EXERCISE REQUIREMENTS :: Select the lines that contain "this" and copy each of them.
------
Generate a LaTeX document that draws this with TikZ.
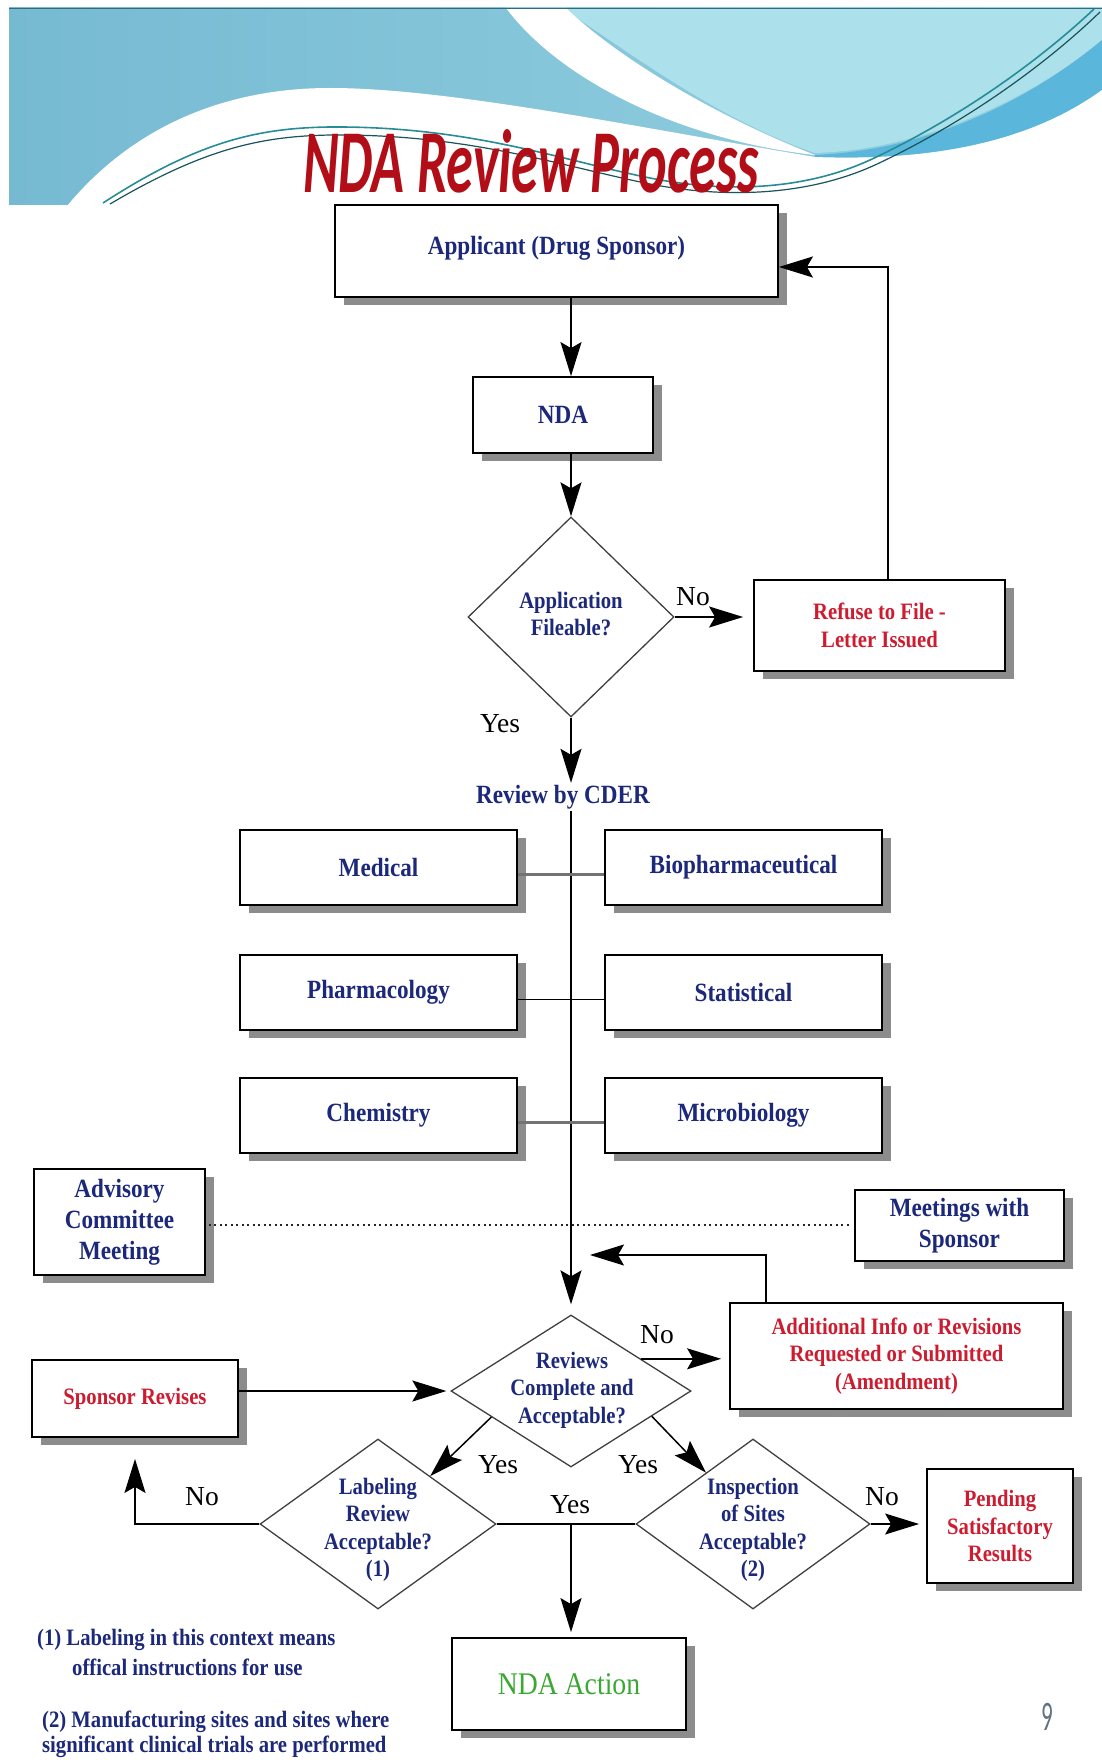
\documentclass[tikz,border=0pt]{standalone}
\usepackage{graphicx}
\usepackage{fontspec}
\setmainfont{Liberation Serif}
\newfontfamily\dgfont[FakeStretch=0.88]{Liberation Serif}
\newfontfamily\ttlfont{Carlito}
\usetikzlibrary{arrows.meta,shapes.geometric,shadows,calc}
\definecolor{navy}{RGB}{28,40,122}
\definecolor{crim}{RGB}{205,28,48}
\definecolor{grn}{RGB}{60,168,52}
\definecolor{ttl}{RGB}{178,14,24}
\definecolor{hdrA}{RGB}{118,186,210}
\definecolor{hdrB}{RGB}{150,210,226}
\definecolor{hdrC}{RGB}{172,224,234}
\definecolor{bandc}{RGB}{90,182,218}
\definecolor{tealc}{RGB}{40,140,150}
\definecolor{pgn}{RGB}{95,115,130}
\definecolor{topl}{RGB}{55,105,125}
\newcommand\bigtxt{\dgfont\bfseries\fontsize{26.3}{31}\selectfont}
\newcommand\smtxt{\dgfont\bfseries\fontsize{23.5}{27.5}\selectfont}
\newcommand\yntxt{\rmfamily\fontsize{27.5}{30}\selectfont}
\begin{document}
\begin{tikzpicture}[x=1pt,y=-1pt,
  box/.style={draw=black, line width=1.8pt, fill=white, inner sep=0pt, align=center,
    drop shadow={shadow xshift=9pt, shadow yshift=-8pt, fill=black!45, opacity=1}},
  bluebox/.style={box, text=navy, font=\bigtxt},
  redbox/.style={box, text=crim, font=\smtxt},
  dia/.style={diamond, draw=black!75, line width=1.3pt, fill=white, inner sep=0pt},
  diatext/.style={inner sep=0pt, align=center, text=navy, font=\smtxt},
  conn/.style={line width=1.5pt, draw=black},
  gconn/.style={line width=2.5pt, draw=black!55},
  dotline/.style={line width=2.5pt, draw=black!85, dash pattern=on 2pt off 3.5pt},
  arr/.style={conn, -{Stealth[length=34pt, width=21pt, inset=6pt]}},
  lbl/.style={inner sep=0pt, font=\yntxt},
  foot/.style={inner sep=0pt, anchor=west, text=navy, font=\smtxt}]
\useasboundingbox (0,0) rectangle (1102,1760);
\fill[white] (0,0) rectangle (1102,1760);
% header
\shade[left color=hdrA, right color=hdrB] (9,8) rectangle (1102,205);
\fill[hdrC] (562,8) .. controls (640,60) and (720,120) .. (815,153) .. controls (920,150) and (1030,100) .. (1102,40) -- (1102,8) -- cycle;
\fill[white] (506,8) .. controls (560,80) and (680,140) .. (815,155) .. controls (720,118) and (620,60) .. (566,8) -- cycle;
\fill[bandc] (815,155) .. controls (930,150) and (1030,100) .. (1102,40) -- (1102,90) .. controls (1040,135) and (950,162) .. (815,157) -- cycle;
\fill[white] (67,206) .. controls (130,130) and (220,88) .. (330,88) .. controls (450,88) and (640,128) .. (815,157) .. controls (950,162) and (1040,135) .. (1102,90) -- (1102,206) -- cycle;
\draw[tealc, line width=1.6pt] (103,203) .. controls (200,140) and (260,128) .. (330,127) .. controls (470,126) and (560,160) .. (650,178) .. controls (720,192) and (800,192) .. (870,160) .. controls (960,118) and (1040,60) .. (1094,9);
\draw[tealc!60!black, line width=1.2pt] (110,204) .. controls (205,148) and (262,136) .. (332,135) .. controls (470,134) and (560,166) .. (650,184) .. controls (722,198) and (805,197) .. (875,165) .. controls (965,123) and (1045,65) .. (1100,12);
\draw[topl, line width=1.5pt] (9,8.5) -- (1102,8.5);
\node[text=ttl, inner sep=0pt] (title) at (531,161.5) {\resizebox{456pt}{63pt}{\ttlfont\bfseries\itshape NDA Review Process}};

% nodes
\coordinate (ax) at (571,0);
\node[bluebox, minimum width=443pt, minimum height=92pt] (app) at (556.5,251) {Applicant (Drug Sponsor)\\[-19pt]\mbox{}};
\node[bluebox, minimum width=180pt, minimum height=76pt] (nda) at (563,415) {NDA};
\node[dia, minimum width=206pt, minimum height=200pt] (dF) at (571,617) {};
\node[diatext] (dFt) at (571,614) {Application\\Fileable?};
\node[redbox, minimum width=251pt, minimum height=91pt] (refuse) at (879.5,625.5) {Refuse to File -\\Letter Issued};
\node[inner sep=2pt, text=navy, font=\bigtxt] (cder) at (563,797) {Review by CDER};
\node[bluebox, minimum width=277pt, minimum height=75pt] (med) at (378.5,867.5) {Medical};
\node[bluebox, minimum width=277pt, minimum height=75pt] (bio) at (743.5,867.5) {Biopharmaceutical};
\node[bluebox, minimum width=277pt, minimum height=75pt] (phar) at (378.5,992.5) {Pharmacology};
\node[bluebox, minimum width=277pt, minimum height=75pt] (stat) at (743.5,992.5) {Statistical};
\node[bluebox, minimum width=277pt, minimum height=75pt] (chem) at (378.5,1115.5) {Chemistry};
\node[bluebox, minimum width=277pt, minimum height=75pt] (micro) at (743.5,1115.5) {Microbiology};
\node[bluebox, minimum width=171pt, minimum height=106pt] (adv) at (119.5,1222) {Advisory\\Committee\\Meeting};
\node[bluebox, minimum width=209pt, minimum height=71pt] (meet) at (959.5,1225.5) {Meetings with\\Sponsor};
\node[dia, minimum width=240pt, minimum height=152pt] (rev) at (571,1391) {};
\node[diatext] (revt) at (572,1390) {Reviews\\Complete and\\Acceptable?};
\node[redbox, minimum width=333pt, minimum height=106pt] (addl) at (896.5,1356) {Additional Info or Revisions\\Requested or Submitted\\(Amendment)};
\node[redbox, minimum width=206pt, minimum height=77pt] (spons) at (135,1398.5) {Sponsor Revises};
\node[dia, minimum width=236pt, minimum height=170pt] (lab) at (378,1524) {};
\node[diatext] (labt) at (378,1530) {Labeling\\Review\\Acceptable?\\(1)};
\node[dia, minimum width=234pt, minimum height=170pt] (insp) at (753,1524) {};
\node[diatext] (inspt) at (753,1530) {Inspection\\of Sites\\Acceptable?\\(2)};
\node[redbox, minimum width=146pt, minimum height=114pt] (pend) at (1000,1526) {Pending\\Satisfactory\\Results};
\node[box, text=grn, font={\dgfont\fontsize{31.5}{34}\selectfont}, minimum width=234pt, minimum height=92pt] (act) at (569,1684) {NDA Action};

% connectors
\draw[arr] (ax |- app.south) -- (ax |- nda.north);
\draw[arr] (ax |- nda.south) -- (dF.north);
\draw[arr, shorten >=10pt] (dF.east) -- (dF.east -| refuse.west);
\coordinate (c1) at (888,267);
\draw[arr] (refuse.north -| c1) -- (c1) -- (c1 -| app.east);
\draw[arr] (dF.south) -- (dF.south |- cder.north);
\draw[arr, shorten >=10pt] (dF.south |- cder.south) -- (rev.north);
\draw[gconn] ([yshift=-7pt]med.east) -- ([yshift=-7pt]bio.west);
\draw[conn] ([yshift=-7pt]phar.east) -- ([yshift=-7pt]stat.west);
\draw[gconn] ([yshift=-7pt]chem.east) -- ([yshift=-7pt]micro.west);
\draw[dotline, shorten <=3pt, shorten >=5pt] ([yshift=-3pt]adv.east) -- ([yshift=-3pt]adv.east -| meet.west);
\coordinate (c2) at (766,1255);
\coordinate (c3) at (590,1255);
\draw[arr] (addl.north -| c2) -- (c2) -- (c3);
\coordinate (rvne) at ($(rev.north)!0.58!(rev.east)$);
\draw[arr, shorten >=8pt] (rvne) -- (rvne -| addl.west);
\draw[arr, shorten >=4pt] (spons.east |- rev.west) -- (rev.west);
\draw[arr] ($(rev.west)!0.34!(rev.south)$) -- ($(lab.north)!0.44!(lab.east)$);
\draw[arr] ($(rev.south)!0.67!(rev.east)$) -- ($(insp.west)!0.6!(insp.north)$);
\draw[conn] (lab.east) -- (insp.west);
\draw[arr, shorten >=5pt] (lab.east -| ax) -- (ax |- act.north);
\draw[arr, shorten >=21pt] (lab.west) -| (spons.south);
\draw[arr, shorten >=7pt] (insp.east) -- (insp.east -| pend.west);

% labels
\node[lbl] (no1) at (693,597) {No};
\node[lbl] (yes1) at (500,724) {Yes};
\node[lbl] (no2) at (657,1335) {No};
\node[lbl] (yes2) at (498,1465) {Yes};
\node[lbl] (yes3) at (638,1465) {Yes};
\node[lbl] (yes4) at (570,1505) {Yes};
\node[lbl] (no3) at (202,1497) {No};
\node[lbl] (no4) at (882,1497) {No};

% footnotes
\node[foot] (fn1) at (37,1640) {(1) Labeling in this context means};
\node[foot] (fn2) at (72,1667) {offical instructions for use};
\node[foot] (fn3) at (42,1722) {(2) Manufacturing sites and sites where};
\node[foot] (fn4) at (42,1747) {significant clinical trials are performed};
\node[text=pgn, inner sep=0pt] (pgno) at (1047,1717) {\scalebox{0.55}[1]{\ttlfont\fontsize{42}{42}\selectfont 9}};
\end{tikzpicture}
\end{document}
------
REPLY TO THE TASK ::
Generate a LaTeX document that draws this with TikZ.
\node[foot] (fn1) at (37,1640) {(1) Labeling in this context means};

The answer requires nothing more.